In answer to my question about whether he really did get with friends on his team’s return to Seattle last week, something he downplayed a week ago, Jim Mora went on a long spiel about that occasion.
“The one thing that bothered me about last week, I think some of my answers got misconstrued as to how I felt about Seattle and the University of Washington,” he said. “I love Seattle and I obviously love my alma mater. But I’m a UCLA Bruin and I’m the football coach here. I think people in Seattle maybe misconstrued (his responses) as being insensitive to my history there.

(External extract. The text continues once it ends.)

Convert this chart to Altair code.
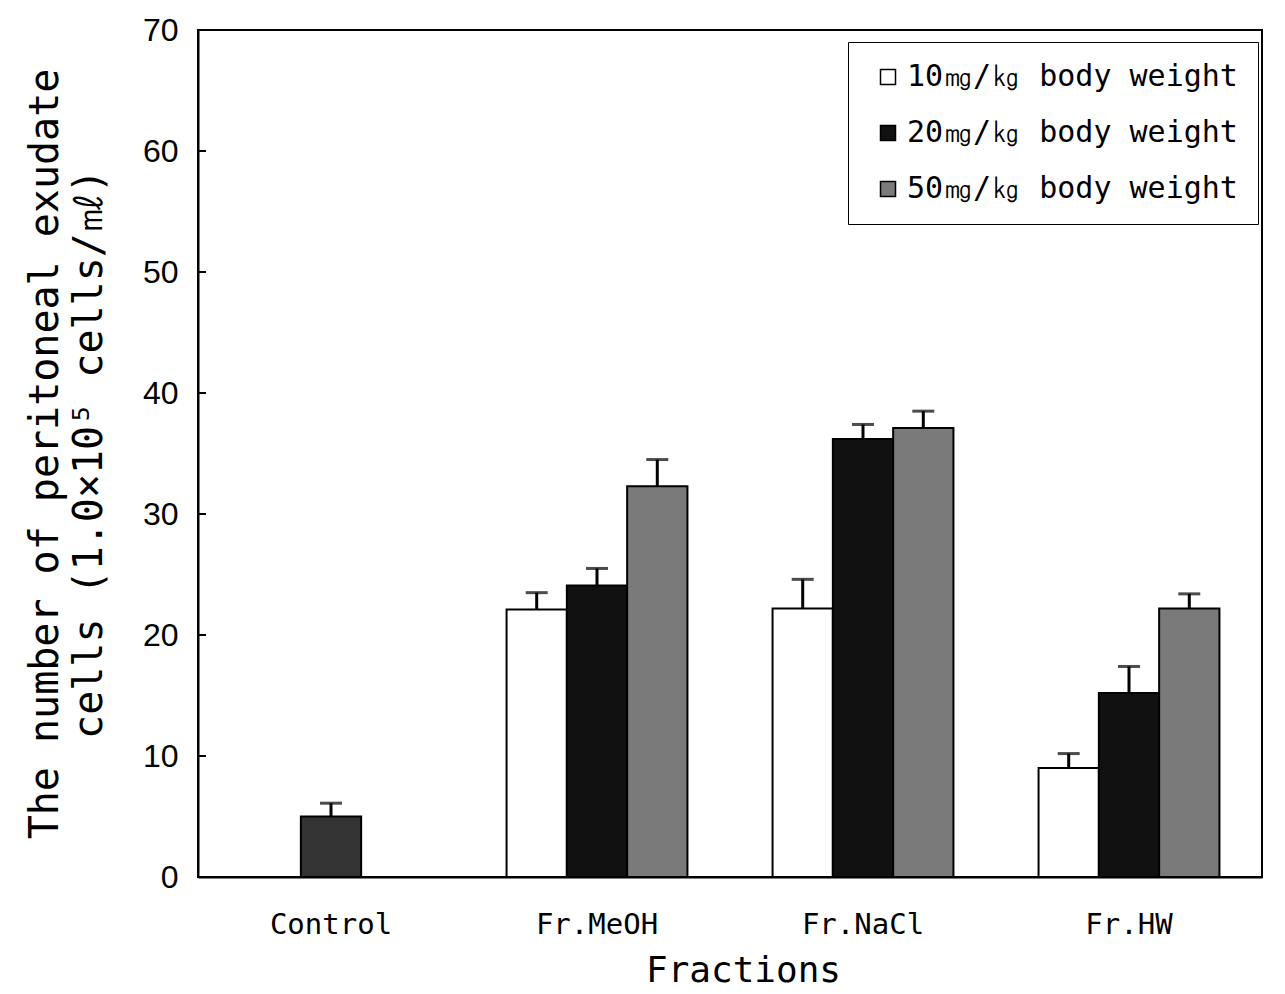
import altair as alt
import pandas as pd

categories = ["Control", "Fr.MeOH", "Fr.NaCl", "Fr.HW"]
series = ["10㎎/㎏ body weight", "20㎎/㎏ body weight", "50㎎/㎏ body weight"]

# values for the three fractions (MeOH, NaCl, HW)
mean_10 = [22.1, 22.2, 9.0]
upper_10 = [23.5, 24.6, 10.2]
mean_20 = [24.1, 36.2, 15.2]
upper_20 = [25.5, 37.4, 17.4]
mean_50 = [32.3, 37.1, 22.2]
upper_50 = [34.5, 38.5, 23.4]

control_mean = 5.0
control_upper = 6.1

y_ticks = [0, 10, 20, 30, 40, 50, 60, 70]

rows = [{"cat": "Control", "slot": series[1], "fill": "Control",
         "v": control_mean, "up": control_upper}]
for s, means, ups in [(series[0], mean_10, upper_10),
                      (series[1], mean_20, upper_20),
                      (series[2], mean_50, upper_50)]:
    for c, m, u in zip(categories[1:], means, ups):
        rows.append({"cat": c, "slot": s, "fill": s, "v": m, "up": u})
df = pd.DataFrame(rows)
ticks_df = pd.DataFrame({"t": y_ticks})

mono = "DejaVu Sans Mono"

x_enc = alt.X("cat:N", sort=categories,
              scale=alt.Scale(paddingInner=0.32, paddingOuter=0.16),
              axis=alt.Axis(title="Fractions", labelAngle=0, ticks=False, tickSize=0,
                            labelFont=mono, labelFontSize=29, labelColor="black",
                            labelPadding=33, titleFont=mono, titleFontSize=36,
                            titleFontWeight="normal", titleColor="black",
                            titlePadding=14, titleX=545,
                            domainColor="black", domainWidth=2))
xoff = alt.XOffset("slot:N", sort=series, scale=alt.Scale(domain=series, paddingInner=0, paddingOuter=0))
y_scale = alt.Scale(domain=[0, 70], nice=False)

bars = alt.Chart(df).mark_bar(stroke="black", strokeWidth=2).encode(
    x=x_enc,
    xOffset=xoff,
    y=alt.Y("v:Q", scale=y_scale,
            axis=alt.Axis(title=["The number of peritoneal exudate", "cells (1.0×10⁵ cells/㎖)"],
                          values=y_ticks, grid=False, ticks=False, tickSize=0,
                          labelFont="Liberation Sans", labelFontSize=32, labelColor="black",
                          labelPadding=20, titleFont=mono, titleFontSize=40,
                          titleFontWeight="normal", titleColor="black",
                          titleLineHeight=44, titlePadding=33,
                          domainColor="black", domainWidth=2)),
    color=alt.Color("fill:N",
                    scale=alt.Scale(domain=series + ["Control"],
                                    range=["white", "#111111", "#7a7a7a", "#333333"]),
                    legend=alt.Legend(title=None, values=series, orient="none",
                                      legendX=650, legendY=12, symbolType="square",
                                      symbolSize=225, symbolStrokeColor="black",
                                      symbolStrokeWidth=1.5, labelFont=mono,
                                      labelFontSize=30, labelColor="black",
                                      labelLimit=500, strokeColor="black",
                                      fillColor="white", padding=20, rowPadding=26,
                                      symbolOffset=5)),
)

err = alt.Chart(df).mark_rule(color="black", strokeWidth=3).encode(
    x=alt.X("cat:N", sort=categories), xOffset=xoff,
    y=alt.Y("v:Q", scale=y_scale), y2="up:Q")

caps = alt.Chart(df).mark_tick(color="black", thickness=3, size=22).encode(
    x=alt.X("cat:N", sort=categories), xOffset=xoff,
    y=alt.Y("up:Q", scale=y_scale))

yticks = alt.Chart(ticks_df).mark_rule(color="black", strokeWidth=2).encode(
    y=alt.Y("t:Q", scale=y_scale), x=alt.value(0), x2=alt.value(8))

chart = alt.layer(bars, err, caps, yticks).properties(
    width=1064, height=847,
    autosize=alt.AutoSizeParams(type="none"),
    padding={"left": 198, "top": 30, "right": 23, "bottom": 117},
    background="white",
).configure_view(stroke="black", strokeWidth=2)

chart.save("out.html", embed_options={"renderer": "svg", "actions": False})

“The other thing is, I’m old . . . I don’t have a lot of affiliation with the University of Washington anymore. I don’t really know anyone on that staff . . . the uniforms are totally unfamiliar to me – white pants and white helmets, Don James and Jim Owens, they’d be rolling over in their grave if they knew about that. And the stadium is so new – what a gorgeous place, it’s unbelievable. I felt a little disconnected, and I say all those things with great respect. I think coach (Chris) Petersen is going to build a powerhouse there. And even though I talk about the uniforms, that’s what you’ve got to do nowadays. They’re doing really neat stuff; it just wasn’t things that are familiar to me.”
Quarterback Cody Kessler is having what’s being billed as the most efficient USC passing season ever, with 25 touchdowns and only two interceptions.
“If you look at the second half of last season, I thought Cody really came on with his game,” says Steve Sarkisian, who mentions Kessler’s “confidence and the belief in his guys around him.
“We were implementing a new system that complements him really well, and he’s made really good decisions to throw the ball away and keep the interception number down. But probably the overall thing is just his confidence.”
Kaelin Clay’s dropped-ball celebration may have had a major impact on the college-playoff landscape.
“As I said after the (Oregon) game, it starts with the coaches, with me not doing a good enough job instilling in our players what needs to happen in that situation,” said Kyle Whittingham. “We’ve got to do a better job of teaching it and demanding it. He feels bad about it. It’s a mistake, but he did a lot of things (well) in that game. He’s a standup guy, he didn’t hide from it. He’s a high-character kid. It’s just one of those unfortunate things that happened.”
When I asked Whittingham if he sensed an emotional letdown after the fateful play, the pained laugh was audible. “It was like the air went out of the entire stadium,” he said.
Still, he pointed out, the Utes battled back to within 30-27 early in the fourth quarter before Oregon pulled away.
Chris Petersen says he isn’t surprised at the bumpy first season he’s had with the Huskies.
“I knew what I was getting myself into,” he says. “From the second I took this job, I said, ‘Life just got a lot harder, without question.’ This league is as good as it’s ever been, and I’ve always felt it’s been a good league with parity. But it’s as good as it’s ever been, and probably with more parity.”
Luke Falk is all the rage these days, as Washington State even set up a Tuesday teleconference with him, out of the norm for their player availability.
Asked about Falk’s makeup and mental grasp of things at this stage in comparison to other quarterbacks he’s coached, Mike Leach said, “I’d say as far as being calm and mentally being able to take the reins of things, he might be ahead of all of them.”
Asked if Falk has cemented the starting job for future years, Leach said, “Nobody’s ever cemented, (but) I think there’s a strong possibility. But nobody’s ever cemented, because we’ve got some very good guys behind him.”
Backing Falk is true freshman Peyton Bender, and a promising recruit, Tyler Hilinski, has signed a financial-aid agreement and is due in school in January.
Daquawn Brown, the cornerback who has to sit out the first half of the Arizona State game Nov. 22 because of a targeting penalty against Oregon State, is “explosive and competitive,” Leach said, “but he needs to be more disciplined.”